Pasukan Belanda tak pernah mampu menundukkan rakyat Aceh yang keras
seperti baja. Inilah kisah Sang Ratu Perang Aceh:
Cut Nyak Dhien
dilahirkan tahun 1848 dari keluarga terkemuka di Lampadang, Kesultanan
Aceh. Ayahnya Teuku Nanta Seutia adalah seorang ulubalang yang memimpin
beberapa kampung. Cut Nyak Dhien kecil dididik dengan ajaran Islam yang
kuat. Dia dinikahkan dengan Teuku Ibrahim Lamngna saat berusia 12 tahun.
Ketika pecah Perang Aceh pertama pecah, tanggal 8 April 1873, Belanda
mendarat di Pantai Ceureumen. Pasukan di bawah Jenderal Johan Harmen
Rudolf Kohler langsung menyerang Masjid Raya Baiturrahman. Kohler
kemudian membakarnya. Menurutnya, masjid adalah markas para pejuang Aceh
yang harus dimusnahkan. Cut Nyak Dhien sangat marah dengan perbuatan
Belanda itu. Dia berteriak menghujat pembakaran Masjid Baiturahman.

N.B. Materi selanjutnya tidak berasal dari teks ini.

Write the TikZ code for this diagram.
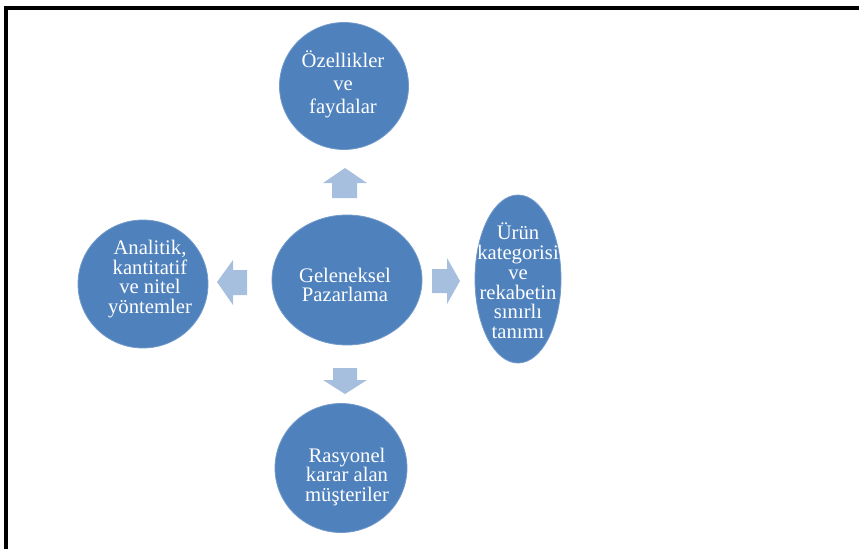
\documentclass[tikz,border=0pt]{standalone}
\usepackage{fontspec}
\setmainfont{Liberation Serif}
\usetikzlibrary{shapes.geometric}
\definecolor{circblue}{HTML}{4F81BD}
\definecolor{arrblue}{HTML}{A7BFDE}
\tikzset{
  bub/.style={ellipse, fill=circblue, draw=circblue!80!white, line width=0.6pt, inner sep=0pt},
  txt/.style={text=white, align=center, inner sep=0pt, font=\fontsize{15.5pt}{14.8pt}\selectfont},
  blockarrow/.style={fill=arrblue, draw=none},
  frame/.style={line width=3pt, black}
}
\begin{document}
\begin{tikzpicture}[x=0.75pt,y=-0.75pt]
\useasboundingbox (0,0) rectangle (859,549);
% frame (top and left only)
\coordinate (ftl) at (4,8);
\coordinate (ftr) at (859,8);
\coordinate (fbl) at (6,549);
\draw[frame] (ftr) -- (4,8);
\draw[frame] (6,6.5) -- (fbl);

% bubbles
\node[bub, minimum width=129*0.75pt, minimum height=127*0.75pt] (top) at (344,86) {};
\node[bub, minimum width=150*0.75pt, minimum height=130*0.75pt] (mid) at (347,280) {};
\node[bub, minimum width=130*0.75pt, minimum height=128*0.75pt] (left) at (143,284) {};
\node[bub, minimum width=86*0.75pt, minimum height=168*0.75pt] (right) at (518,279) {};
\node[bub, minimum width=132*0.75pt, minimum height=129*0.75pt] (bot) at (341,468) {};

% texts
\node[txt, font=\fontsize{15.5pt}{17.2pt}\selectfont] (ttop) at (343,84) {Özellikler\\ve\\faydalar};
\node[txt] (tmid) at (345,285) {Geleneksel\\Pazarlama};
\node[txt] (tleft) at (150,279) {Analitik,\\kantitatif\\ve nitel\\yöntemler};
\node[txt] (tright) at (518,281) {Ürün\\kategorisi\\ve\\rekabetin\\sınırlı\\tanımı};
\node[txt] (tbot) at (347,477) {Rasyonel\\karar alan\\müşteriler};

% block arrows
\fill[blockarrow] (345,168) -- (367,183) -- (357,183) -- (357,198) -- (332,198) -- (332,183) -- (323,183) -- cycle;
\fill[blockarrow] (345,394) -- (367,380) -- (357,380) -- (357,368) -- (333,368) -- (333,380) -- (323,380) -- cycle;
\fill[blockarrow] (460,281) -- (447,258) -- (447,269) -- (432,269) -- (432,293) -- (447,293) -- (447,304) -- cycle;
\fill[blockarrow] (217,282) -- (233,260) -- (233,270) -- (247,270) -- (247,295) -- (233,295) -- (233,305) -- cycle;
\end{tikzpicture}
\end{document}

"Wahai sekalian mukmin yang bernama orang Aceh! Lihatlah! Saksikan
sendiri dengan matamu! Masjid kita dibakarnya! Mereka menentang Allah
Subhanahuwata’ala ! Tempatmu beribadah dibinasakannya! Nama Allah
dicemarkannya! Camkanlah itu! Janganlah kita melupakan budi si kafir
yang serupa itu! Masih adakah orang Aceh yang suka mengampuni dosa si
kafir yang serupa itu? Masih adakah orang Aceh yang suka menjadi budak
kafir Belanda?" Kemarahan Cut Nyak Dhien baru reda saat kemudian
suaminya kembali dari medan perang dan mengabarkan Jenderal Kohler tewas
ditembak pejuang Aceh di halaman Masjid Baiturahman.
Pilih suami
yang bisa memerangi Belanda Teuku Umar. Teuku Ibrahim Lamnga selalu
berjuang di garis depan melawan Belanda. Dalam sebuah pertempuran di Gie
Tarum, Ibrahim tewas. Kemarahan Cut Nyak Dhien pada Belanda pun makin
menjadi-jadi. Untuk meneruskan perjuangan dia menikah dengan Teuku Umar.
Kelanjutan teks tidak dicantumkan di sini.